Another point made was that the gospel was preached on the other side of the flyer. I'm not unhappy about a gospel presentation on the back. Anybody who would say that is just attempting to distract from the issue. That's not the point, is it? The point is that the gospel is stuck on a sheet of paper that looks like a carnival and is offering a carnival. I don't think evangelicals and fundamentalists even notice this any more. And the gospel that was presented, I noticed, didn't mention "Hell." I realize that Jesus didn't always use the word "Hell," but there was plenty of room for it on the flyer. Most of the gospel doesn't fit with that medium of presentation. I would contend that absolutely changes the nature of the message. The gospel has nothing to do with "fun." Jesus said that if you come to Me, you deny your self. Self-denial really does get lost in a carnival-like presentation. How we do it, again, does matter.

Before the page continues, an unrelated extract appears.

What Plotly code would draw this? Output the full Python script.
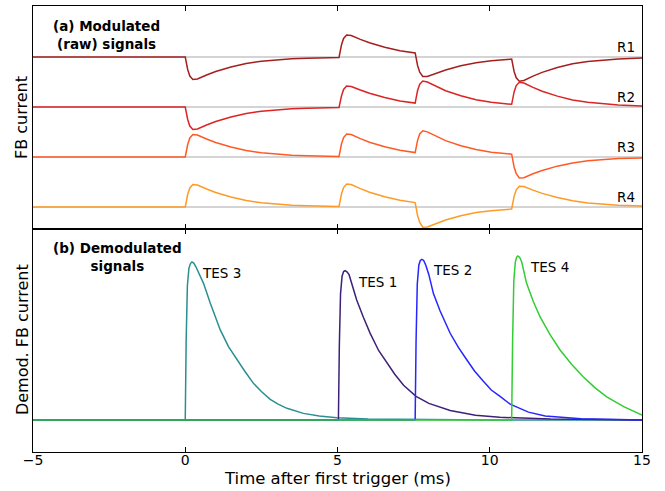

The whole thing brought back to memory a situation in which our church was out going door to door evangelizing and an area Hyles' church came to the same door at the same time. The Hyles representative was dressed up like a clown. A clown. The clown was going around representing the church and the gospel. Would you say there was no problem as long as the clown was preaching the gospel? Just asking. I don't think so, but I see these two things as the same.
I think it is even worse when a passage is taken hostage for a purpose it wasn't intended. This passage gives us a great truth from the lips of Jesus. He came to call sinners unto repentance. Let's not get our eyes off of that truth. That's the message here. So let's everywhere call sinners to repentance.